Lokasi Jatuhnya Silk Air Menjadi Desa Wisata
Saat ini, lokasi jatuhnya pesawat Silk Air dikembangkan menjadi desa wisata. Setiap tahun, keluarga korban tragedi pesawat Silk Air 1997 berziarah ke lokasi jatuhnya pesawat.
Hal tersebut dibenarkan oleh HPI Sumsel yang selama ini mendampingi keluarga korban yang berkunjung. Keluarga korban akan berkunjung setiap tanggal 19 Desember.
Setiap kunjungan biasanya mencapai 30 orang. Namun, untuk setiap 10 tahunnya akan bertambah menjadi 50 orang.
Setiap berkunjung, keluarga korban menginginkan pelayanan hotel bintang 5. Menurut penggiat wisata Sumatera Selatan, belakangan kunjungan terus mengalami penurunan.
Padahal potensi yang bisa dikembangkan dan dikelola dengan baik akan membawa desa wisata Tanjung Mas lebih unggul.
Selain datang berkunjung, keluarga korban pramugari Silk air yang muslim juga membangun masjid Nur Syaibani.
Masjid diberi nama yang sama dengan pramugari korban kecelakaan pesawat. Pembangunan masjid tersebut berasal dari asuransi tragedi pesawat Silk Air 1997.
Namun dikabarkan, masjid tersebut kurang terawat dan tidak terpelihara dengan baik. Jika dikembangkan menjadi aset wisata di pinggir sungai Musi akan menarik karena nilai historynya.
Penggiat pariwisata lokal menginginkan tanggal 19 Desember diadakan event. Jika event bisa dikemas dengan baik oleh desa dan pemerintah daerah, maka akan menguntungkan.
Sebelum ke lokasi pesawat jatuh, para keluarga korban Silk Air terlebih dahulu di berkunjung ke kuburan masal.
Kuburan para korban jatuhnya pesawat Silk Air berada di Kebun Bunga, Palembang.

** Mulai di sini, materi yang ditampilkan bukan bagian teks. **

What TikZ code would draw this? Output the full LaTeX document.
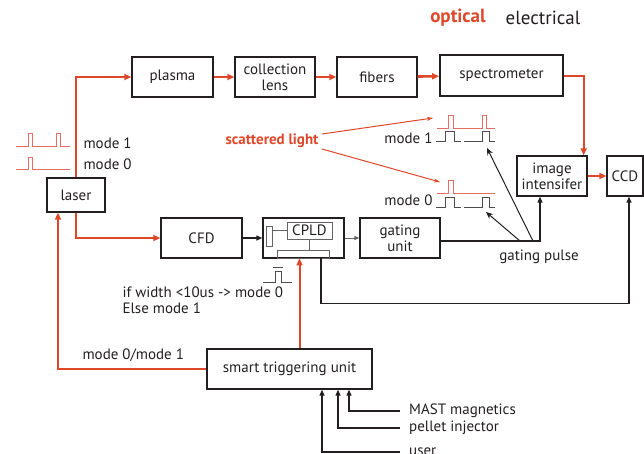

Untuk menuju lokasi tersebut harus menggunakan transportasi air.
Diperlukan speedboat untuk menelusuri Sungai Musi ke arah Sungsang. Waktu tempuh yang diperlukan untuk berkunjung ke Kebun Bunga Palembang sekitar 1,5 jam.
Hal tersebut bisa dimanfaatkan dengan menjadikan jalur wisata Sungai Musi. Terutama wilayah Banyuasin jalur akan diawali dari Palembang Ceria, Tanjung Mas, Sungsang, dan Sembilang.
Tragedi jatuhnya pesawat Air milik Singapura menjadi tragedi besar yang tidak akan terlupakan. Banyaknya jumlah korban dan misteri bunuh diri pilot menjadi perhatian besar.
Tragedi pesawat Silk Air 1997 rupanya juga menjadikan tempat jatuhnya pesawat berubah menjadi desa wisata.